Attualmente quindi le imprese emiliane sono impegnate in un sforzo notevole per il recupero dell’efficienza competitiva, almeno rispetto ai concorrenti europei; e questo comporta la riorganizzazione delle strutture aziendali con ridimensionamenti verso il basso della loro capacità produttiva, in presenza di consumi non ancora in ripresa significativa e che comunque impiegheranno tempi medio lunghi per avvicinarsi ai livelli di prima della crisi. Il ridimensionamento della capacità produttiva è abbinato alla necessità di monetizzare i cespiti aziendali in esubero (il che con le attuali condizioni del mercato è molto difficile), al fine di ridurre il livello d’indebitamento ormai insostenibile, a causa dei ridotti flussi economici e finanziari. Attualmente per le piccole e medie imprese della provincia di Modena il ritmo della ripresa è in calo negli ordinativi e i livelli produttivi rimangono quelli del 2005; ci sono alcuni dati incoraggianti nella crescita del settore meccanico e tessile soprattutto per le imprese più orientate all’export e per quelle che delocalizzano, comunque i consumi nazionali sono ai livelli del 1999.
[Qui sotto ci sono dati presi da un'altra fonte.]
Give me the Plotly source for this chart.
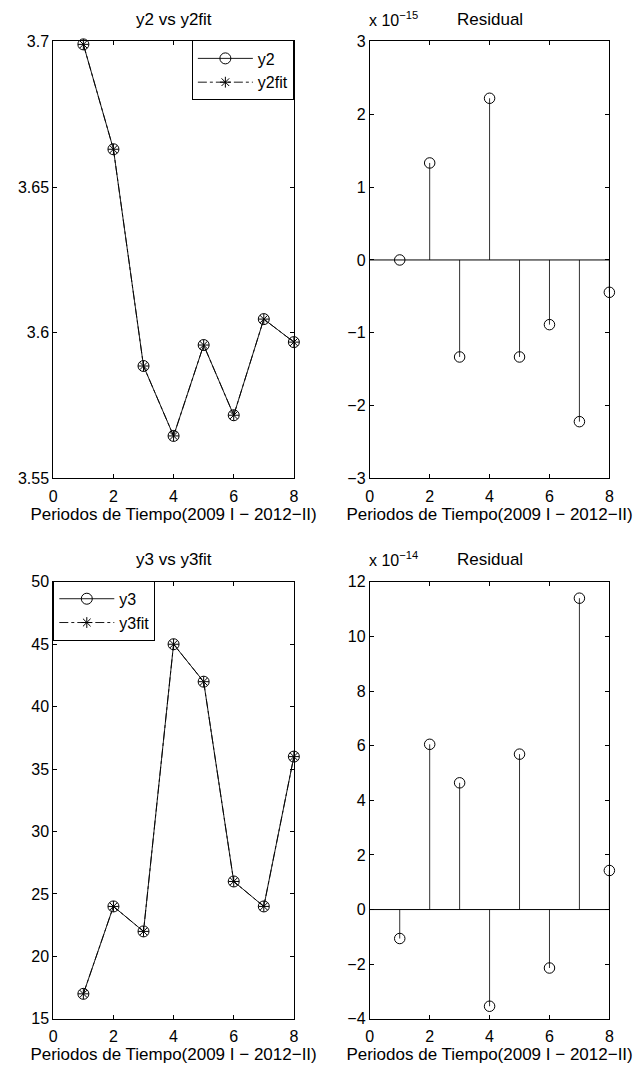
import numpy as np
import plotly.graph_objects as go

periods = [1, 2, 3, 4, 5, 6, 7, 8]
y2 = [3.699, 3.663, 3.5886, 3.5646, 3.5958, 3.5717, 3.6047, 3.5968]
y2fit = [3.699, 3.663, 3.5886, 3.5646, 3.5958, 3.5717, 3.6047, 3.5968]
res2 = [0.0, 1.332e-15, -1.332e-15, 2.22e-15, -1.332e-15, -0.888e-15, -2.22e-15, -0.444e-15]
y3 = [17, 24, 22, 45, 42, 26, 24, 36]
y3fit = [17, 24, 22, 45, 42, 26, 24, 36]
res3 = [-1.06e-14, 6.05e-14, 4.64e-14, -3.54e-14, 5.69e-14, -2.14e-14, 11.4e-14, 1.43e-14]
scale2 = 1e-15
scale3 = 1e-14
xtitle = "Periodos de Tiempo(2009 I \u2212 2012\u2212II)"

W, H = 640, 1078
FONT = "Liberation Sans, Arial, Helvetica, sans-serif"
FS = 17
TFS = 16

def px_x(p):
    return p / W

def px_y(p):
    return 1 - p / H

XL = [px_x(50), px_x(294)]
XR = [px_x(371), px_x(614)]
YT = [px_y(478), px_y(34)]
YB = [px_y(1027), px_y(583)]

fig = go.Figure()

# Top-left: y2 vs y2fit
fig.add_trace(go.Scatter(x=periods, y=y2, mode="lines+markers", name="y2",
                         line=dict(color="black", width=0.9),
                         marker=dict(symbol="circle-open", size=11, color="black", line=dict(width=1)),
                         xaxis="x", yaxis="y", legend="legend", cliponaxis=False))
fig.add_trace(go.Scatter(x=periods, y=y2fit, mode="lines+markers", name="y2fit",
                         line=dict(color="black", width=0.9, dash="dashdot"),
                         marker=dict(symbol="asterisk-open", size=9, color="black", line=dict(width=1, color="black")),
                         xaxis="x", yaxis="y", legend="legend", cliponaxis=False))

def stem_xy(xs, vals, sc):
    sx, sy = [], []
    for xv, v in zip(xs, vals):
        sx += [xv, xv, None]
        sy += [0, v / sc, None]
    return sx, sy

sx, sy = stem_xy(periods, res2, scale2)
fig.add_trace(go.Scatter(x=sx, y=sy, mode="lines", line=dict(color="#333333", width=1),
                         showlegend=False, xaxis="x2", yaxis="y2", hoverinfo="skip"))
fig.add_trace(go.Scatter(x=periods, y=[v / scale2 for v in res2], mode="markers",
                         marker=dict(symbol="circle-open", size=10.5, color="black", line=dict(width=1)),
                         showlegend=False, xaxis="x2", yaxis="y2", cliponaxis=False))

# Bottom-left
fig.add_trace(go.Scatter(x=periods, y=y3, mode="lines+markers", name="y3",
                         line=dict(color="black", width=0.9),
                         marker=dict(symbol="circle-open", size=11, color="black", line=dict(width=1)),
                         xaxis="x3", yaxis="y3", legend="legend2", cliponaxis=False))
fig.add_trace(go.Scatter(x=periods, y=y3fit, mode="lines+markers", name="y3fit",
                         line=dict(color="black", width=0.9, dash="dashdot"),
                         marker=dict(symbol="asterisk-open", size=9, color="black", line=dict(width=1, color="black")),
                         xaxis="x3", yaxis="y3", legend="legend2", cliponaxis=False))

sx, sy = stem_xy(periods, res3, scale3)
fig.add_trace(go.Scatter(x=sx, y=sy, mode="lines", line=dict(color="#333333", width=1),
                         showlegend=False, xaxis="x4", yaxis="y4", hoverinfo="skip"))
fig.add_trace(go.Scatter(x=periods, y=[v / scale3 for v in res3], mode="markers",
                         marker=dict(symbol="circle-open", size=10.5, color="black", line=dict(width=1)),
                         showlegend=False, xaxis="x4", yaxis="y4", cliponaxis=False))

ax_common = dict(showline=True, linecolor="black", linewidth=1, mirror="ticks",
                 ticks="inside", ticklen=4, tickcolor="black", showgrid=False, zeroline=False,
                 tickfont=dict(family=FONT, size=TFS, color="black"))

xticks = [0, 2, 4, 6, 8]
xax = dict(ax_common, range=[0, 8], tickvals=xticks, ticklabelstandoff=3,
           title=dict(text=xtitle, font=dict(family=FONT, size=FS, color="black"), standoff=3))

fig.update_layout(
    width=W, height=H, margin=dict(l=0, r=0, t=0, b=0),
    paper_bgcolor="white", plot_bgcolor="white",
    font=dict(family=FONT, size=FS, color="black"),
    xaxis=dict(xax, domain=XL, anchor="y"),
    yaxis=dict(ax_common, domain=YT, anchor="x", range=[3.55, 3.7],
               tickvals=[3.55, 3.6, 3.65, 3.7], ticktext=["3.55", "3.6", "3.65", "3.7"]),
    xaxis2=dict(xax, domain=XR, anchor="y2"),
    yaxis2=dict(ax_common, domain=YT, anchor="x2", range=[-3, 3], tickvals=[-3, -2, -1, 0, 1, 2, 3]),
    xaxis3=dict(xax, domain=XL, anchor="y3"),
    yaxis3=dict(ax_common, domain=YB, anchor="x3", range=[15, 50], tickvals=list(range(15, 51, 5))),
    xaxis4=dict(xax, domain=XR, anchor="y4"),
    yaxis4=dict(ax_common, domain=YB, anchor="x4", range=[-4, 12], tickvals=list(range(-4, 13, 2))),
    legend=dict(x=XL[1], y=px_y(33), xanchor="right", yanchor="top",
                bordercolor="black", borderwidth=1, bgcolor="white", itemwidth=55,
                font=dict(family=FONT, size=TFS, color="black"), tracegroupgap=0),
    legend2=dict(x=XL[0], y=px_y(582), xanchor="left", yanchor="top",
                 bordercolor="black", borderwidth=1, bgcolor="white", itemwidth=55,
                 font=dict(family=FONT, size=TFS, color="black"), tracegroupgap=0),
    showlegend=True,
)

# baselines of stem plots
for xr, yr in (("x2", "y2"), ("x4", "y4")):
    fig.add_shape(type="line", xref=xr + " domain", yref=yr, x0=0, x1=1, y0=0, y1=0,
                  line=dict(color="black", width=1))

def title_ann(text, xd, ybot_px):
    fig.add_annotation(text=text, xref="paper", yref="paper", x=(xd[0] + xd[1]) / 2,
                       y=px_y(ybot_px), xanchor="center", yanchor="bottom", showarrow=False,
                       font=dict(family=FONT, size=FS, color="black"))

title_ann("y2 vs y2fit", XL, 23)
title_ann("Residual", XR, 23)
title_ann("y3 vs y3fit", XL, 572)
title_ann("Residual", XR, 572)

for yp, ex in ((23, "\u221215"), (572, "\u221214")):
    fig.add_annotation(text="x 10<sup>" + ex + "</sup>", xref="paper", yref="paper",
                       x=XR[0] - 3 / W, y=px_y(yp), xanchor="left", yanchor="bottom", showarrow=False,
                       font=dict(family=FONT, size=FS - 1, color="black"))

fig.write_html("out.html")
Fino a oggi le nostre imprese sono riuscite a fronteggiare il “primo tempo” della crisi economico finanziaria utilizzando le scorte di materie prime e di prodotto finito e dilazionando i tempi di pagamento ai loro fornitori, così come hanno fatto i loro clienti; in questa fase è stata contenuta la necessità di nuova finanza. A questo punto però, se i loro clienti (spesso grandi imprese nazionali e multinazionali con maggiore forza contrattuale) non riprendono i loro pagamenti ai ritmi di prima della crisi e se il sistema bancario non eroga nuova finanza, le imprese rischiano il tracollo, innescando una reazione a catena, peggio, il “gioco del domino”; questo vale almeno per quelle che non possono ottenere nuovi capitali di rischio, dagli attuali soci o da nuovi soci come fondi d’investimento o capital venture.
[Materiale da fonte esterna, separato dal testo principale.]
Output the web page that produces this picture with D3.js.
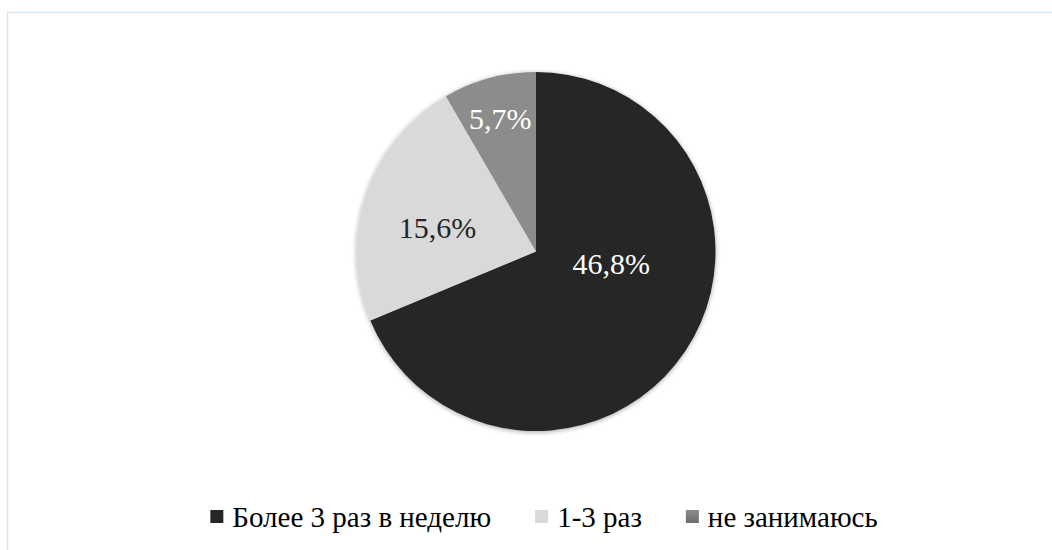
<!DOCTYPE html>
<html><head><meta charset="utf-8">
<script src="https://cdn.jsdelivr.net/npm/d3@7"></script>
</head><body style="margin:0">
<svg id="chart" width="1052" height="550"></svg>
<script>
const categories = ["Более 3 раз в неделю", "1-3 раз", "не занимаюсь"];
const values = [46.8, 15.6, 5.7];
const valueLabels = ["46,8%", "15,6%", "5,7%"];
const colors = ["#262626", "#d9d9d9", "url(#gradMid)"];
const swatchColors = ["#262626", "#d9d9d9", "url(#gradMidS)"];
const labelColors = ["#ffffff", "#262626", "#ffffff"];
// label placement (angle offset in degrees from slice middle, radius fraction)
const labelLayout = [{da: -24, rf: 0.425}, {da: -5, rf: 0.565}, {da: 0, rf: 0.765}];

const W = 1052, H = 550;
const cx = 536, cy = 251.5, R = 179.5;
const svg = d3.select("#chart");
const defs = svg.append("defs");
const g1 = defs.append("linearGradient").attr("id","gradMid").attr("gradientUnits","userSpaceOnUse")
  .attr("x1",0).attr("y1",cy-R).attr("x2",0).attr("y2",cy);
g1.append("stop").attr("offset","0%").attr("stop-color","#8c8c8c");
g1.append("stop").attr("offset","100%").attr("stop-color","#6c6c6c");
const g2 = defs.append("linearGradient").attr("id","gradMidS").attr("x1",0).attr("y1",0).attr("x2",0).attr("y2",1);
g2.append("stop").attr("offset","0%").attr("stop-color","#8c8c8c");
g2.append("stop").attr("offset","100%").attr("stop-color","#6c6c6c");
const f = defs.append("filter").attr("id","shadow").attr("x","-20%").attr("y","-20%").attr("width","140%").attr("height","140%");
f.append("feGaussianBlur").attr("in","SourceAlpha").attr("stdDeviation",2.5).attr("result","b");
f.append("feOffset").attr("in","b").attr("dx",0).attr("dy",1).attr("result","o");
f.append("feComponentTransfer").attr("in","o").attr("result","o2").append("feFuncA").attr("type","linear").attr("slope",0.35);
const fm = f.append("feMerge"); fm.append("feMergeNode").attr("in","o2"); fm.append("feMergeNode").attr("in","SourceGraphic");

// chart frame
svg.append("rect").attr("x",7.5).attr("y",12.5).attr("width",W+20).attr("height",H+20)
  .attr("fill","none").attr("stroke","#d5e3f1").attr("stroke-width",1.3);

const pie = d3.pie().sort(null).value(d => d);
const arcs = pie(values);
const arc = d3.arc().innerRadius(0).outerRadius(R);
svg.append("g").attr("transform",`translate(${cx},${cy})`).attr("filter","url(#shadow)")
  .selectAll("path").data(arcs).join("path")
  .attr("d", arc).attr("fill", (d,i) => colors[i]);

function labelXY(d, i) {
  const a = (d.startAngle + d.endAngle)/2 + labelLayout[i].da*Math.PI/180;
  const r = R*labelLayout[i].rf;
  return [cx + r*Math.sin(a), cy - r*Math.cos(a) + 10];
}
arcs.forEach((d, i) => {
  const [lx, ly] = labelXY(d, i);
  svg.append("text")
    .attr("style", "font-family: Liberation Serif, Tinos, Times, FreeSerif; font-size: 30px;")
    .attr("x", lx).attr("y", ly)
    .attr("text-anchor", "middle")
    .attr("fill", labelColors[i])
    .text(valueLabels[i]);
});

// legend
const fontL = 29, sq = 13, sqGap = 9, itemGap = 44, baseY = 527;
const legendTexts = categories.map((c, i) => svg.append("text")
  .attr("style", `font-family: Liberation Serif, Tinos, Times, FreeSerif; font-size: ${fontL}px;`)
  .attr("y", baseY).attr("fill", "#000").text(c));
const widths = legendTexts.map(t => t.node().getComputedTextLength());
const total = widths.reduce((s,w)=>s+w+sq+sqGap,0) + itemGap*(widths.length-1);
let x = 544 - total/2;
legendTexts.forEach((t, i) => {
  svg.append("rect").attr("x", x).attr("y", baseY-17).attr("width", sq).attr("height", sq)
    .attr("fill", swatchColors[i]);
  t.attr("x", x + sq + sqGap);
  x += sq + sqGap + widths[i] + itemGap;
});
</script>
</body></html>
Purtroppo, questa situazione è ulteriormente aggravata, da un lato da una pressione fiscale, tra le più alte d’Europa, che penalizza la competitività internazionale delle nostre imprese, e dall’altro da uno Stato che non sempre onora puntualmente gli impegni assunti: mentre pretende dalle imprese il pagamento delle imposte, non paga, con eguale puntualità, i crediti che le stesse imprese hanno per imposte pagate in eccesso (per difetto del sistema, per esempio consistenti crediti IVA), o per forniture (emblematico è il ritardo cronico del Sistema Sanitario). Infine, manca una legislazione favorevole ai bisogni delle imprese, soprattutto medie e piccole, che sono gravate da alti costi per i processi burocratici (solo per la provincia di Modena il costo è stato stimato pari a 18 milioni di ore di lavoro).

Da quando l’euro non consente più di prendere la scorciatoia della svalutazione competitiva della vecchia lira, il mercato interno non è più l’Italia bensì l’Europa, quindi i concorrenti europei, da sempre più efficienti per necessità competitiva, invadono il mercato italiano e nello stesso tempo non cedono terreno nel mercato interno dei rispettivi paesi: l’unità di misura comune, l’euro, consente un raffronto immediato da parte dei consumatori. Ma questo è un vecchio problema sorto nel 1999 e che le nostre imprese non hanno voluto o saputo risolvere prima di questa crisi finanziaria planetaria: il diluvio sul bagnato.

Dobbiamo forse sperare nell'uscita dell'Italia dall'euro per risolvere, almeno in parte, il problema?! Certo la crisi dei debiti pubblici dell'eurozona, conseguenza anche questa della crisi finanziaria mondiale, sta creando ulteriori complicazioni; l’affanno delle finanze pubbliche e gli attacchi speculativi sui titoli di Stato aggravano notevolmente la situazione, ma con un mercato “veramente” unico l'Europa potrebbe coordinare meglio le sue riforme per la competitività, l’innovazione e la formazione del capitale umano. Le nostre imprese avrebbero maggiore interesse a far convergere le politiche economiche nazionali evitando squilibri economici e finanziari.

In breve, sarebbero utili in Europa una maggiore unità politica e un bilancio federale che finanzi, a vantaggio della crescita economica e quindi dei mercati, i grandi progetti di ricerca scientifica e le reti infrastrutturali transeuropee.